Optimizer Energer Energist

Friends and family ask what I do, and it takes a couple of sentences to describe products and services to help people save energy, reduce maintenance, move data, and improve governance. Lawyers and doctors and physicists and accountants and politicians and economists have it much easier. They can describe their professional services in a word. My thought is to make up a couple of professional classes.

If an "X"er/""X"ant/"X"ist/"X"ian is a professional expert in the "X" field who understands the science, technology, sociology and economics of "X". And offers professional services in "X"... then

1. Energist or Energer: Professional expert in the energy field. Understands the science, technology, sociology and economics of energy.
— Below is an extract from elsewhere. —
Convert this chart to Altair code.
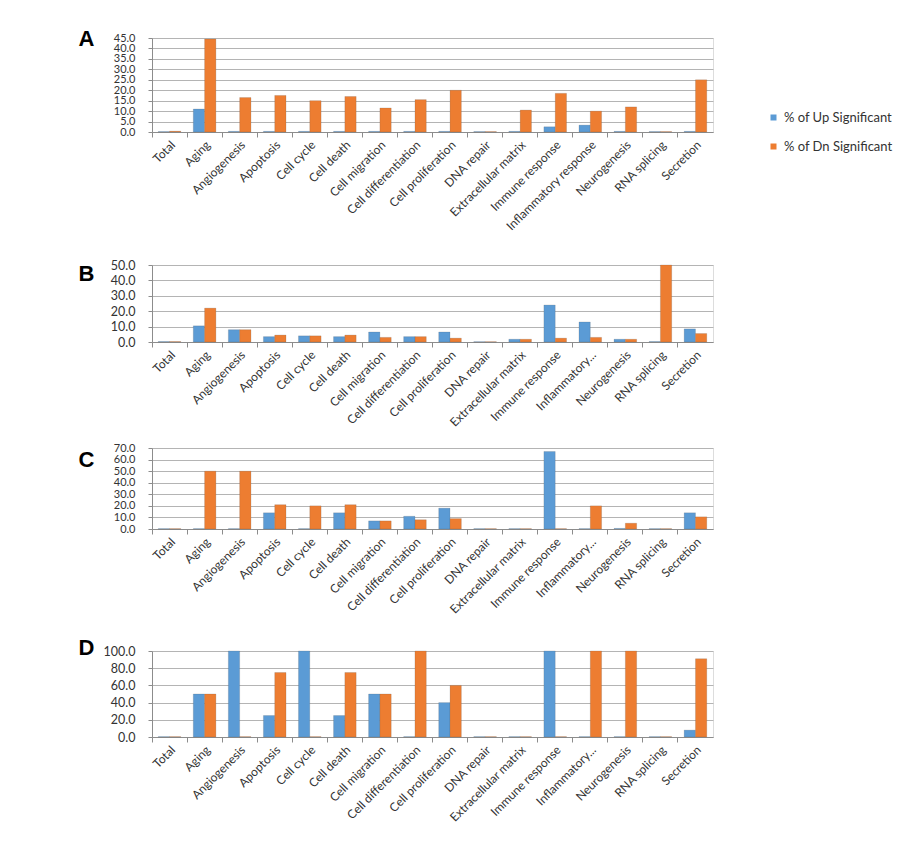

Offers professional (often technical) energy consultation.

2. Optimizer: Professional expert in the optimization field. Understands the science, technology, sociology and economics of optimization. Offers professional (often technical) optimization consultation.

So I would style myself an Optimizer with a specialization in Energy and Metrology.

There are other parallels to such professionals too. It is considered "comic" (except amoung family and closest friends) to ask professionals specific service questions, without tacit realization you are engaging them in their profession (and the livelihood by which they feed their children). It is the age old funny story of meeting an orthopedic surgeon at a dinner party and asking about your backache.

It is considered declasse as a customer (but not as friend or family) to ask professionals to offer their service as an educational programme without paying a large multiple of the costs for the actual service itself. I mean if you, as a customer, ask a lawyer/doctor to teach you or your organization how to be a lawyer/doctor, he/she is well within their rights to ask for ten to twenty times their hourly rate to teach you how to do their job. I guess I am only bemused with individuals, but company-types should know better.

On the flip side of the equation, that is why some companies which have core law and finance needs have in-house lawyers and accountants, but they are paid well and have been trained in professional schools (which had a high initial cost) and are key to the company. The company realizes the value of having devoted personnel in such a core company function.Most companies are not there yet for energy and generalized optimization.